Topical supplements are periodically fielded and have included school crime (1989, 1995), workplace victimization (2002), stalking (2006), and identity theft (2008). Like all surveys, memory decay, forward and backward telescoping (i.e., the ability to remember things from the past [backward] or predict the future [forward]), and exaggeration by respondents are possible threats to the validity of the victimization estimates. Frequently victimized individuals, such as the homeless or those institutionalized, are not included in the NCVS.

C. National Incident-Based Reporting System

Another source of national victimization data is the National Incident-Based Reporting System (NIBRS). NIBRS is an incident-based reporting system of a wide variety of crimes known to law enforcement. The FBI created NIBRS in 1988 with the purpose of enhancing and improving the UCR to meet law enforcement needs in the 21st century.
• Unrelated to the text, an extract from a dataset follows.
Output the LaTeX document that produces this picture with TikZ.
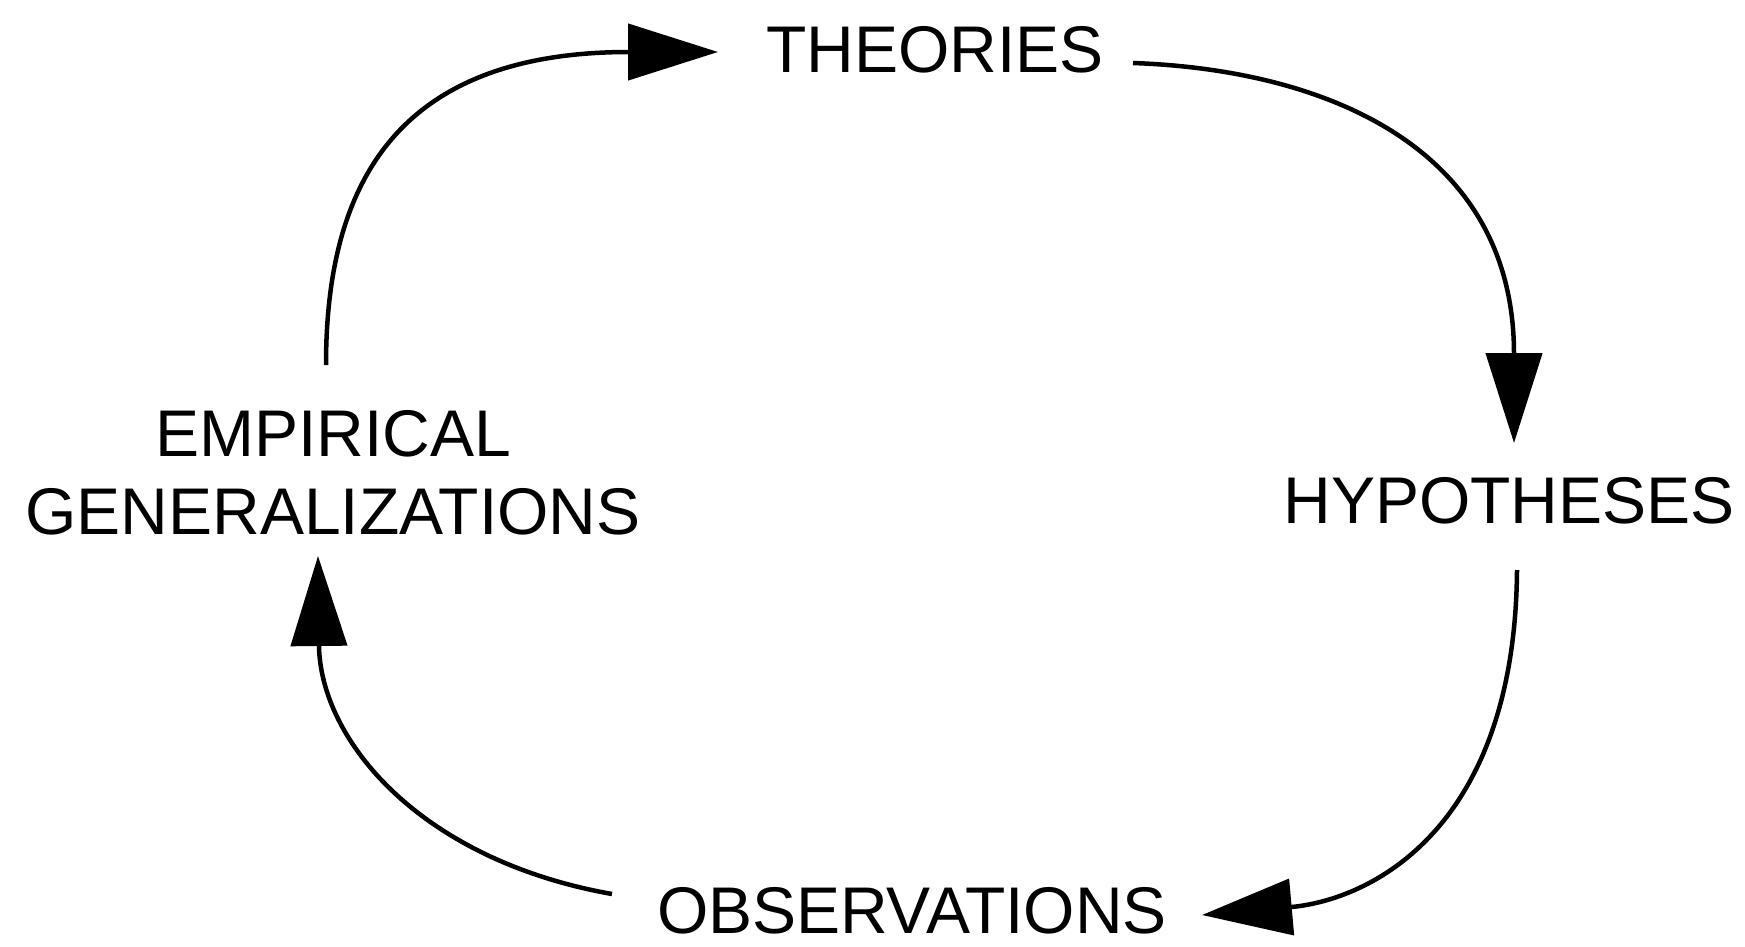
\documentclass[tikz,border=0pt]{standalone}
\usepackage{fontspec}
\setmainfont{Liberation Sans}
\usetikzlibrary{arrows.meta,calc}
\begin{document}
\begin{tikzpicture}[x=1pt,y=-1pt,
  lbl/.style={inner sep=0pt,font=\fontsize{66}{78}\selectfont},
  conn/.style={line width=4.5pt,-{Triangle[length=90pt,width=56pt]}}]
\useasboundingbox (0,0) rectangle (1745,947);
\node[lbl] (the) at (935,50) {THEORIES};
\node[lbl] (hyp) at (1509,501) {HYPOTHESES};
\node[lbl] (obs) at (912,911) {OBSERVATIONS};
\node[lbl,align=center] (emp) at (333,473) {EMPIRICAL\\GENERALIZATIONS};
\draw[conn] ($(emp.center)+(-7,-108)$) .. controls +(0,-185) and +(-318,0) .. ($(the.center)+(-217,2)$);
\draw[conn] ($(the.center)+(198,13)$) .. controls +(197,7) and +(0,-293) .. ($(hyp.center)+(5,-58)$);
\draw[conn] ($(hyp.center)+(8,69)$) .. controls +(-2,260) and +(168,-15) .. ($(obs.center)+(290,4)$);
\draw[conn] ($(obs.center)+(-300,-17)$) .. controls +(-192,-34) and +(2,184) .. ($(emp.center)+(-15,83)$);
\end{tikzpicture}
\end{document}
Like the UCR, participation in NIBRS is voluntary on the part of law enforcement agencies and is not based on a representative sample of crime in the United States.

NIBRS collects information about the nature of the offenses in the incident, characteristics of the victim and offender, types and value of property stolen and recovered, and characteristics of persons arrested in connection with a crime incident. NIBRS has a number of improvements over the UCR. Additional crimes, such as drug offenses, fraud, kidnapping, and prostitution offenses, are included in NIBRS. NIBRS also collects data on the context of the incident, such as information on the relationship between the victim and the offender. NIBRS overcomes the UCR’s limitation of recording only the most serious offense with an incident; NIBRS records each offense within an incident. The complicated nature of the incident report, coupled with the strict guidelines and voluntary participation, has resulted in less than ideal levels of participation from law enforcement agencies.